Valuing mortality risk in the time of covid-19

James K. Hammitt (Harvard University)

June 5, 2020, 14:00–15:00

Room Zoom Video

TSE/IAST workshop on Covid-19 and Economics


: In evaluating the appropriate response to the covd-19 pandemic, a key parameter is the rate of substitution between mortality risk and wealth or income, conventionally summarized as the value per statistical life (VSL). For the United States, VSL is estimated as approximately $10 million, which implies the value of preventing 100,000 covid-19 deaths is $1 trillion. Is this value too large? There are reasons to believe so. First, VSL is a marginal rate of substitution and the potential risk reductions are non-marginal. Standard theory implies the rate of substitution of wealth for risk reduction decreases with the magnitude of the reduction, but the rate of decrease is slow enough that the implied value of non-marginal risk reductions seems implausibly large.
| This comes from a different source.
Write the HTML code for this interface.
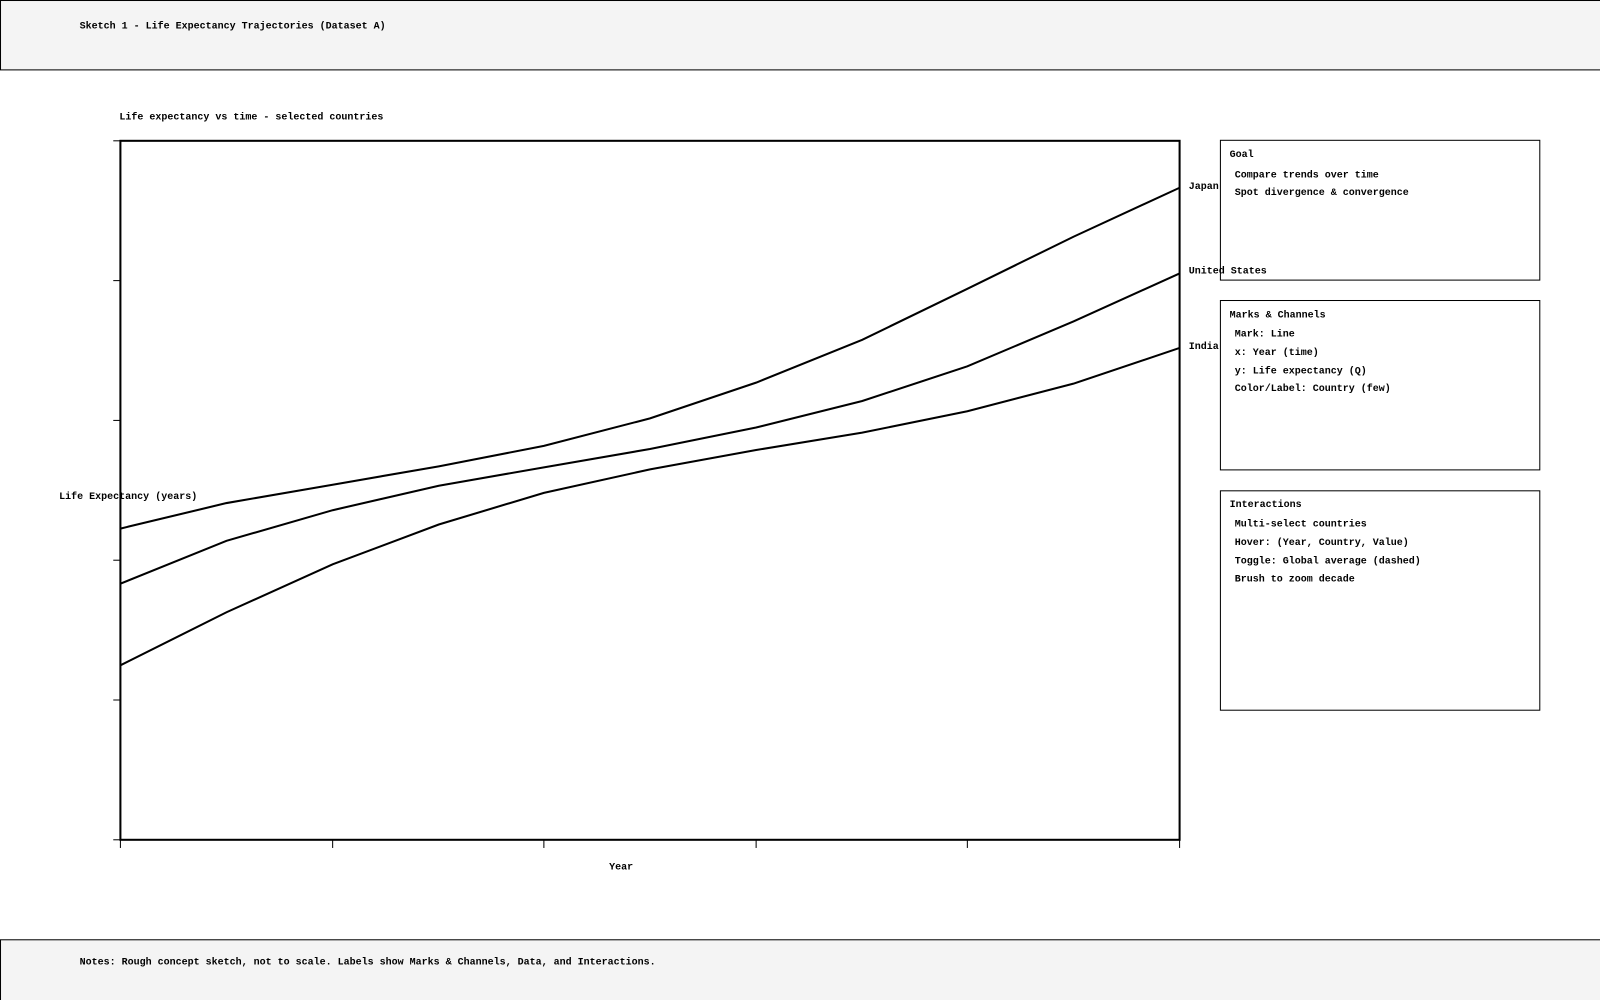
<!DOCTYPE html>
<html><head><meta charset="utf-8"><style>
html,body{margin:0;padding:0;background:#fff;width:1600px;height:1000px;overflow:hidden}
svg{display:block}
text{font-family:"Liberation Mono",monospace;font-weight:bold;font-size:9.8px;fill:#000}
</style></head><body>
<svg width="1600" height="1000" viewBox="0 0 1568 980" xmlns="http://www.w3.org/2000/svg">
<rect x="0.5" y="0.5" width="1580" height="68" fill="#f4f4f4" stroke="#000" stroke-width="1"/>
<text x="78" y="28">Sketch 1 - Life Expectancy Trajectories (Dataset A)</text>
<text x="117" y="117">Life expectancy vs time - selected countries</text>
<rect x="118" y="138" width="1038" height="685" fill="none" stroke="#000" stroke-width="2"/>
<g stroke="#000" stroke-width="1">
<line x1="111" y1="138" x2="118" y2="138"/><line x1="111" y1="275" x2="118" y2="275"/><line x1="111" y1="412" x2="118" y2="412"/><line x1="111" y1="549" x2="118" y2="549"/><line x1="111" y1="686" x2="118" y2="686"/><line x1="111" y1="823" x2="118" y2="823"/>
<line x1="118" y1="823" x2="118" y2="831"/><line x1="326" y1="823" x2="326" y2="831"/><line x1="533" y1="823" x2="533" y2="831"/><line x1="741" y1="823" x2="741" y2="831"/><line x1="948" y1="823" x2="948" y2="831"/><line x1="1156" y1="823" x2="1156" y2="831"/>
</g>
<g fill="none" stroke="#000" stroke-width="2">
<polyline points="118,518 222,493 326,475 430,457 533,437 637,410 741,375 845,333 948,283 1052,232 1156,184"/>
<polyline points="118,572 222,530 326,500 430,476 533,458 637,440 741,419 845,393 948,359 1052,315 1156,268"/>
<polyline points="118,652 222,600 326,553 430,514 533,483 637,460 741,441 845,424 948,403 1052,376 1156,341"/>
</g>
<text x="1165" y="185">Japan</text>
<text x="1165" y="268">United States</text>
<text x="1165" y="342">India</text>
<text x="58" y="489">Life Expectancy (years)</text>
<text x="597" y="852">Year</text>
<rect x="1196" y="137.5" width="313" height="137" fill="none" stroke="#000" stroke-width="1"/>
<text x="1205" y="154">Goal</text>
<text x="1210" y="174">Compare trends over time</text>
<text x="1210" y="191">Spot divergence &amp; convergence</text>
<rect x="1196" y="294.5" width="313" height="166" fill="none" stroke="#000" stroke-width="1"/>
<text x="1205" y="311">Marks &amp; Channels</text>
<text x="1210" y="330">Mark: Line</text>
<text x="1210" y="348">x: Year (time)</text>
<text x="1210" y="366">y: Life expectancy (Q)</text>
<text x="1210" y="383">Color/Label: Country (few)</text>
<rect x="1196" y="481" width="313" height="215" fill="none" stroke="#000" stroke-width="1"/>
<text x="1205" y="497">Interactions</text>
<text x="1210" y="516">Multi-select countries</text>
<text x="1210" y="534">Hover: (Year, Country, Value)</text>
<text x="1210" y="552">Toggle: Global average (dashed)</text>
<text x="1210" y="570">Brush to zoom decade</text>
<rect x="0.5" y="921" width="1580" height="70" fill="#f4f4f4" stroke="#000" stroke-width="1"/>
<text x="78" y="945">Notes: Rough concept sketch, not to scale. Labels show Marks &amp; Channels, Data, and Interactions.</text>
</svg>
</body></html>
Second, mortality risk is concentrated among the elderly, for whom VSL may be smaller and who would benefit from a persistent risk reduction for a shorter period, because of their shorter life expectancy. In contrast, VSL is plausibly larger for risks (like covid-19) that are dreaded, uncertain, and ambiguous. These arguments are evaluated and key issues for improving estimates are highlighted.